Pada bulan Agustus kemarin, rencana KPI untuk ikut serta dalam mengawasi Netflix dan YouTube membuat gaduh publik Indonesia. Mayoritas masyarakat Indonesia menolak rencana KPI tersebut dengan alasan yang beragam.
Namun, alasan yang paling banyak dilontarkan oleh masyarakat Indonesia melalui media online adalah KPI dinilai belum mampu untuk mengawasi konten-konten yang ada di televisi. Jika konten di televisi saja belum mampu diurus, tentu keputusan untuk mengawasi Netflix dan YouTube patut untuk dipertanyakan.
KPI Tak Bisa Awasi Netflix dan YouTube
Untuk Anda yang ketar-ketir dengan rencana KPI yang ingin mengawasi Netflix dan YouTube sudah tidak perlu khawatir lagi, karena Kementerian Komunikasi dan Informatika (Kominfo) Republik Indonesia telah menyatakan bahwa KPI tidak akan bisa mengawasi Netflix dan YouTube.
Dilansir dari KompasTekno, Direktur Penyiaran Kementerian Kominfo, Geryantika Kurnia menyebut pengawasan konten digital punya aturan yang berbeda. Geryantika menegaskan jika saat ini KPI tidak mungkin bisa mengawasi layanan streaming seperti Netflix dan juga YouTube.
“Keinginan KPI untuk ikut mengawasi media multiplatform, itu tidak mungkin,” kata Geryantika dalam acara media gathering Kementerian Kominfo di Bogor, Senin (25/11/19).
Untuk saat ini, KPI hanya berwenang mengawasi lembaga penyiaran seperti televisi dan radio. Adapun untuk wewenang mengawasi platform digital dan melakukan pemblokiran hanya bisa dilakukan oleh Kominfo berdasarkan UU ITE. KPI hanya bisa melaporkan pelanggaran konten saja selayaknya masyarakat umum.

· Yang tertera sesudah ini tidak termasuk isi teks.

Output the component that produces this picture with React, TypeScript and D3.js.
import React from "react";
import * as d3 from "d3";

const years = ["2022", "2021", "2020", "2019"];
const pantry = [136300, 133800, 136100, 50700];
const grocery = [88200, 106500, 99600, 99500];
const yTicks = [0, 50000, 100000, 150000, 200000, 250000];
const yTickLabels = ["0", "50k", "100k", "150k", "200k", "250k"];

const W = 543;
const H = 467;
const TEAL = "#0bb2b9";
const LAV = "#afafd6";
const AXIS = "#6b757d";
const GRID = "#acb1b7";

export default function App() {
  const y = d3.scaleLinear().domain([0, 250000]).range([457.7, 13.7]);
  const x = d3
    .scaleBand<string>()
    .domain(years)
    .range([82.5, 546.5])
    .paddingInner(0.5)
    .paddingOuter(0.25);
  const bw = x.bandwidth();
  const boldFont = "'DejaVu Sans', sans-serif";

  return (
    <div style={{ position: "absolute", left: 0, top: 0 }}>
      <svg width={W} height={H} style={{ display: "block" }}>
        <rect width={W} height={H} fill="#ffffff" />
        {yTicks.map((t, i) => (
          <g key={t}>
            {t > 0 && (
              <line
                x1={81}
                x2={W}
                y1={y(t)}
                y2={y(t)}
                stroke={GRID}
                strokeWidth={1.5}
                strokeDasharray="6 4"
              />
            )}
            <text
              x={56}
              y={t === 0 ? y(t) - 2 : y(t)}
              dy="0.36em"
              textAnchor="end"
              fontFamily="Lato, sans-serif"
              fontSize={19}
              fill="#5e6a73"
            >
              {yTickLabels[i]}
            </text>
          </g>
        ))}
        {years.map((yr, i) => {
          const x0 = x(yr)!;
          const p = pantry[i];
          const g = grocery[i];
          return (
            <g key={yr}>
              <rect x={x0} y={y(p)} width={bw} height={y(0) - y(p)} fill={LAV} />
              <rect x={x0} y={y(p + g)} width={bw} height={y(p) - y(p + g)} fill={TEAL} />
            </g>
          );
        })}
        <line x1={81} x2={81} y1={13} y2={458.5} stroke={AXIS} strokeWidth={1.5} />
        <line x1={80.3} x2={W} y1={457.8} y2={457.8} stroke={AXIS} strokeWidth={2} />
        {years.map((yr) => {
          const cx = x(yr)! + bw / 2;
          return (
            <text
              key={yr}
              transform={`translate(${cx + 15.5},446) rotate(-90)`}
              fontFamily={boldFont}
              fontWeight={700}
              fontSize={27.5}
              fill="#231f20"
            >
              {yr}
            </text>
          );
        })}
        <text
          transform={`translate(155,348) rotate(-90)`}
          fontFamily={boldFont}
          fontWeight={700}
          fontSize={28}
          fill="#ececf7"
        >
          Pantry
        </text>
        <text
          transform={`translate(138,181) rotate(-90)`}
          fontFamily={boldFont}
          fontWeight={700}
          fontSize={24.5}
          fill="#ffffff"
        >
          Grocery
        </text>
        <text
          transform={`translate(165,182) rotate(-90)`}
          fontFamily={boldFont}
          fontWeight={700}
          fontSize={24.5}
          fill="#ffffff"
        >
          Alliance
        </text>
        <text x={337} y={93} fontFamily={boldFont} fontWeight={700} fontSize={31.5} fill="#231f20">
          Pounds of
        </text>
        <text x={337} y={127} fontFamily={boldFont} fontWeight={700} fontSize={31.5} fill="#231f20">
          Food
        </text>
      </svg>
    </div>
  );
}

Petisi Tolak KPI Akhirnya Menang
Meski hanya sebuah rencana, gagasan yang dikeluarkan oleh KPI itu membuat publik Indonesia gaduh. Hasilnya, muncul sebuah petisi yang menolak rencana KPI tersebut di mana petisi yang dibuat oleh Dara Nasution melalui situs Change.org sudah ditandatangani oleh 114.919 orang.
Dalam petisi tersebut juga dijelaskan alasan mengapa KPI tidak layak untuk mengawasi platform streaming seperti Netflix dan juga YouTube. Untuk Anda yang belum mengetahui poin-poin penting dari petisi “Tolak KPI Awasi Youtube, Facebook, Netflix,” berikut ini poin-poinnya:
1. KPI mencederai mandat berdirinya karena telah melanggar Undang-Undang Penyiaran No.32 tahun 2002 di mana tujuan KPI berdiri adalah untuk mengawasi siaran televisi dan radio yang menggunakan frekuensi publik. Wewenang KPI ini hanyalah sebatas mengatur penyiaran televisi dan dalam jangkauan spektrum frekuensi radio, bukan masuk pada wilayah konten dan media digital.

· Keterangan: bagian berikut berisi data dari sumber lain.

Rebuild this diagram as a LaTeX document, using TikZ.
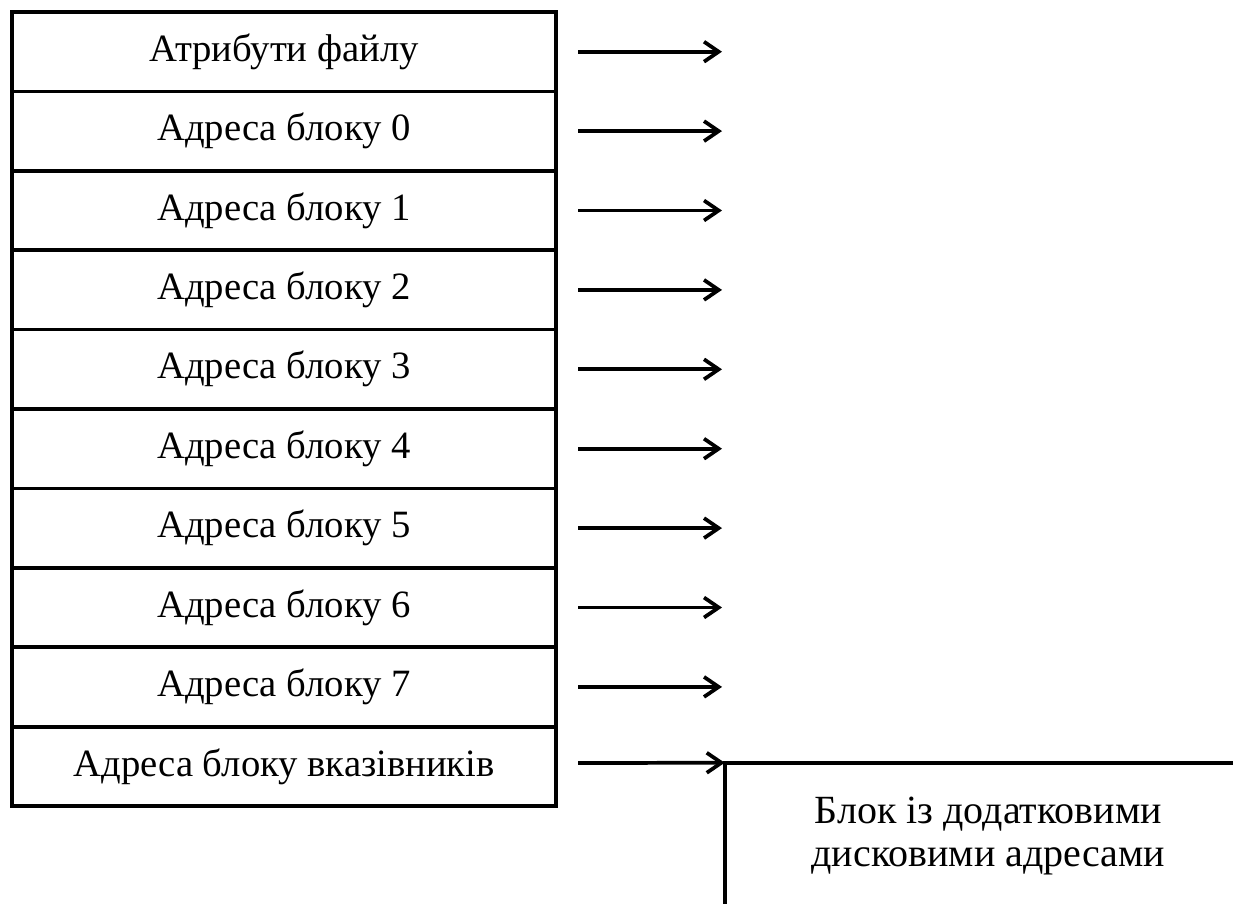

2. KPI bukan lembaga sensor karena dalam Undang-Undang Penyiaran, KPI tidak memiliki kewenangan melakukan sensor terhadap sebuah tayangan dan melarangnya. KPI hanya berwenang menyusun dan mengawasi pelaksanaan Peraturan dan Pedoman Perilaku Penyiaran serta Standar Program Siaran (P3SPS).
3. Netflix dan YouTube adalah alternatif tontonan masyarakat karena kinerja KPI buruk dalam mengawasi tayangan televisi. KPI tidak pernah menindak tegas televisi yang menayangkan sinetron dengan adegan konyol dan tidak mendidik, talkshow yang penuh sandiwara dan sensasional, serta komedi yang saling lempar guyonan kasar dan seksis.

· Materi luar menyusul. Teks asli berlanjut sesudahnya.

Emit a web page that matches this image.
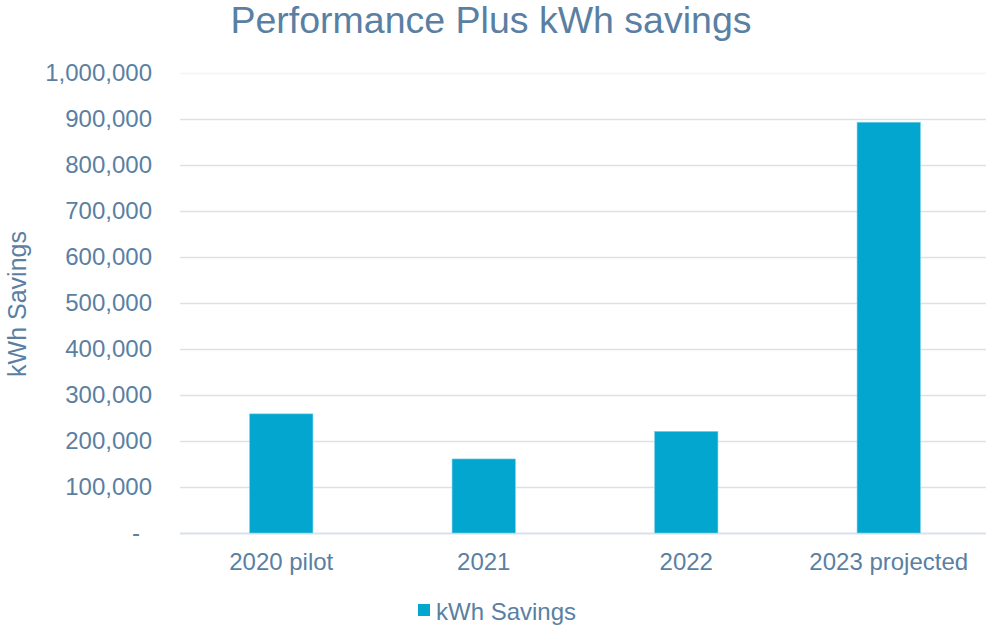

4. Masyarakat membayar untuk mengakses Netflix. Dalam petisi ini disebutkan, bahwasanya Netflix adalah barang konsumsi yang bebas digunakan oleh konsumen yang membayar. KPI sebagai lembaga negara tidak perlu mencampuri terlalu dalam pilihan personal warga negaranya.
Baca juga: Tolak KPI Menggema, KPI Harus Berbenah Terlebih Dahulu
Dengan adanya pernyataan dari pihak Kominfo melalui Geryantika Kurnia, maka sekarang publik tidak perlu risau lagi dalam menanggapi rencana KPI yang ingin mengawasi platform streaming karena KPI tidak akan bisa melakukan pengawasan mengingat aturannya memang belum memungkinkan.